# PORTAGE 2.1 ARRRRGGGHHHH

## akiross

Ragazzi, mi sa che la solfa cambiera'...

avete letto l'articolo?

www.gentoo.org

prima pagina. il sistema di portage cambiera', niente ebuilds ma solo rpm. Mi sa che gentoo non sara' piu' quello che amiamo. 

Non ci sara' piu' la variabile USE, gli ebuild verranno sostituiti

Io mi sparo. Perche' gli odiosi RPM arrivano anche qui?

questa cosa non mi sta bene...

protesto

dite la vostra please  :Smile: 

----------

## bsolar

Ho votato si, perché spero finalmente metteranno la reverse dependency check.

PS: buon Pesce d'Aprile...  :Mr. Green: 

----------

## akiross

cos'e' quella cosa li?

non si puo' fare con gli ebuild?

uffa... che noia..

ma la cosa che nn ho capito e':

i pacchetti, verranno ancora compilati sulla macchina, o usano quelli gia compilati?

se verranno compilati sulla macchina, allora ci sara' un'ulteriore problema per gli sviluppatori, che nn potranno diffondere i codici come di cosueto, ma per forza devono utilizzare gli rpm; se i programmi verranno distribuiti gia compilati, certo, saranno standard, ma allora tutta la filosofia di gentoo va a XXX. Spero proprio che questa ipotesi non si avveri mai.

Bhe, vorra' dire che prendo gentoo e me la personalizzo come pare a me. Me ne frego altamente degli standard di linux e continuo con il buon vekkio codice sorgente ^_^ (utopia)

ciao

----------

## bsolar

 *akiross wrote:*   

> cos'e' quella cosa li?
> 
> non si puo' fare con gli ebuild?
> 
> uffa... che noia..
> ...

 

* P E S C E - D' - A P R I L E *

----------

## akiross

ma dai.. com'e' possibileee

lo sospettavo, ma poi ho rinunciato all'idea...

perche' cavolo una notizia del genere e' in prima pagina??!?!!?

oltre al fatto che oggi non e' il primo aprile!

grrrrrr

ciao

----------

## bsolar

 *akiross wrote:*   

> ma dai.. com'e' possibileee
> 
> lo sospettavo, ma poi ho rinunciato all'idea...
> 
> perche' cavolo una notizia del genere e' in prima pagina??!?!!?
> ...

 

La notizia è uscita il primo  :Smile: 

----------

## akiross

Note: This is an April Fool's joke.

credo che dopo cio' che e' successo con una certa ragazza (spero non pensiate TROPPO male, vi dico che eravamo vestiti, cosi' nn vi spingete fino a quel punto ^_^), questa sia la mia piu' grande figura da idiota...

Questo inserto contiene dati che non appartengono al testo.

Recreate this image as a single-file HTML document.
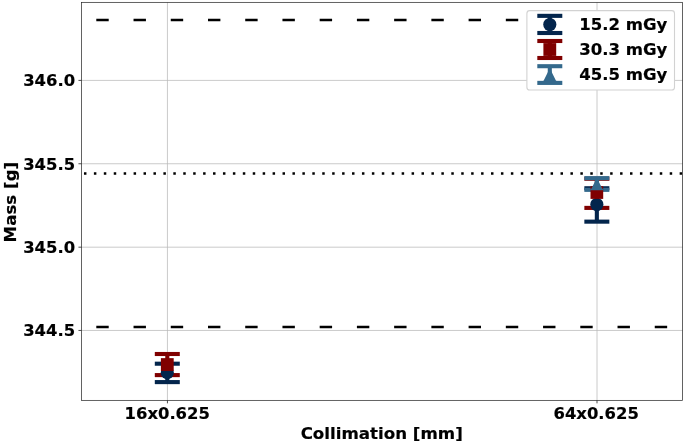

cosi' imparo a non leggere fino in fondo.

 :Very Happy: 

----------

## bsolar

 *akiross wrote:*   

> Note: This is an April Fool's joke.
> 
> credo che dopo cio' che e' successo con una certa ragazza (spero non pensiate TROPPO male, vi dico che eravamo vestiti, cosi' nn vi spingete fino a quel punto ^_^), questa sia la mia piu' grande figura da idiota...
> 
> cosi' imparo a non leggere fino in fondo.
> ...

 

Forse è appunto perché eravate ancora vestiti che hai fatto la figura dell'idiota?  :Rolling Eyes: 

----------

## blaze_

hahahahah povera ragazza :)

----------

## maur8

Non ti preoccupare... ci sono cascato anch'io!!!   :Laughing: 

----------

## pilla

Ma raggazzi, non c'è il primo d'aprile in Italia?  :Smile: 

Io ho detto a tutti i miei amici chi non finisceria il PhD 

 :Laughing: 

----------

## bsolar

 *Bloody Bastard wrote:*   

> Ma raggazzi, non c'è il primo d'aprile in Italia? 
> 
> Io ho detto a tutti i miei amici chi non finisceria il PhD 
> 
> 

 

Si, si chiama "pesce d'aprile".

----------

## pilla

Di dove è venuto questo nuome, pesce d'aprile?

 *bsolar wrote:*   

> 
> 
> Si, si chiama "pesce d'aprile".

 

----------

## bsolar

 *Bloody Bastard wrote:*   

> Di dove è venuto questo nuome, pesce d'aprile?
> 
>  *bsolar wrote:*   
> 
> Si, si chiama "pesce d'aprile". 

 

Ho trovato questa pagina con alcune informazioni.  :Wink: 

In poche parole l'origine si perde nei meandri della storia...

----------